An example of a company that has gone further to quantify measurements of added value is the Denmark-based LEGO corporation, where the FM organisation has found a specific way to quantify its contribution to the core business as value add. The LEGO Service Centre has value creation as one of five strategic focus areas, the other being customers, processes, innovation, and employees, and uses Balanced Scorecard as a management tool.
LEGO has stated that their key objective is to deliver a minimum of 5% value add every year. To measure this, they have defined the following value equation:
Value add = Volume * Quality * Flexibility / Cost.
Volume represents the level of scalability and is calculated as the number of standard services (part of the service catalogue) delivered. Quality is the user perceived quality measured by use of surveys among randomly selected users. Flexibility concerns the number of nonstandardised services delivered. Cost covers the total company cost of providing services.
FM has become an important industry and profession, which is responsible for approximately 5% of GDP in the most developed countries. Outsourcing and cost reduction have been and still are important trends within FM but in recent years they has been combined with a new trend for adding value to corporations and increasingly also to society at large as sustainability and corporate social responsibility becomes a key concern for both public and private corporations.
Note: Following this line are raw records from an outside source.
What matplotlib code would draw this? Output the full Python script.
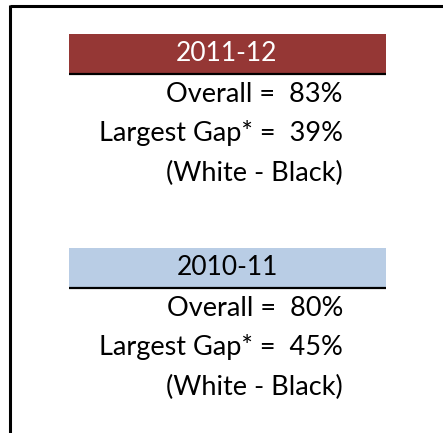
import matplotlib.pyplot as plt
from matplotlib.patches import Rectangle

# two summary panels, newest first
years = ['2011-12', '2010-11']
overall = [83, 80]
largest_gap = [39, 45]
gap_groups = ['(White - Black)', '(White - Black)']
header_colors = ['#953735', '#B9CDE5']
header_text_colors = ['white', 'black']

plt.rcParams['font.family'] = ['Lato', 'DejaVu Sans']

fig = plt.figure(figsize=(4.43, 4.33), dpi=100)
ax = fig.add_axes([0, 0, 1, 1])
ax.set_xlim(0, 443)
ax.set_ylim(433, 0)
ax.axis('off')

# frame: top and left only
ax.plot([10, 443], [6, 6], color='black', lw=2.2, solid_capstyle='butt')
ax.plot([10, 10], [5, 433], color='black', lw=2.2, solid_capstyle='butt')

tops = [34, 248]
for i, yr in enumerate(years):
    top = tops[i]
    ax.add_patch(Rectangle((69, top), 317, 39, facecolor=header_colors[i], edgecolor='none'))
    ax.plot([69, 386], [top + 39.5, top + 39.5], color='black', lw=1.6, solid_capstyle='butt')
    ax.text(227, top + 19.5, yr, color=header_text_colors[i], fontsize=19,
            ha='center', va='center')
    lines = ['Overall =  %d%%' % overall[i],
             'Largest Gap* =  %d%%' % largest_gap[i],
             gap_groups[i]]
    for j, s in enumerate(lines):
        ax.text(343, top + 60 + j * 39.5, s, fontsize=19.5, ha='right', va='center')

fig.savefig('out.png', dpi=100)
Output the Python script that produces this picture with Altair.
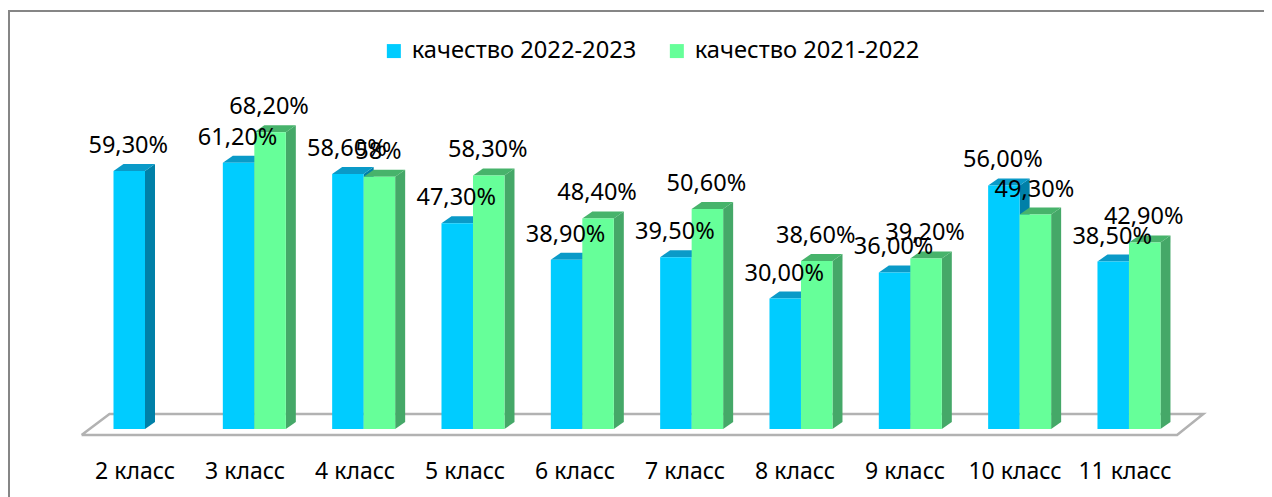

This change in focus is evident not only in the field of research but also as a practical reality in corporations. There are even examples of corporations where the FM organisations are developing qualitative and quantitative measures to document how and how much they add value. This shows that the most forwardlooking facilities managers are beginning to talk the language of top management and want to be taken serious at strategic levels in their corporations.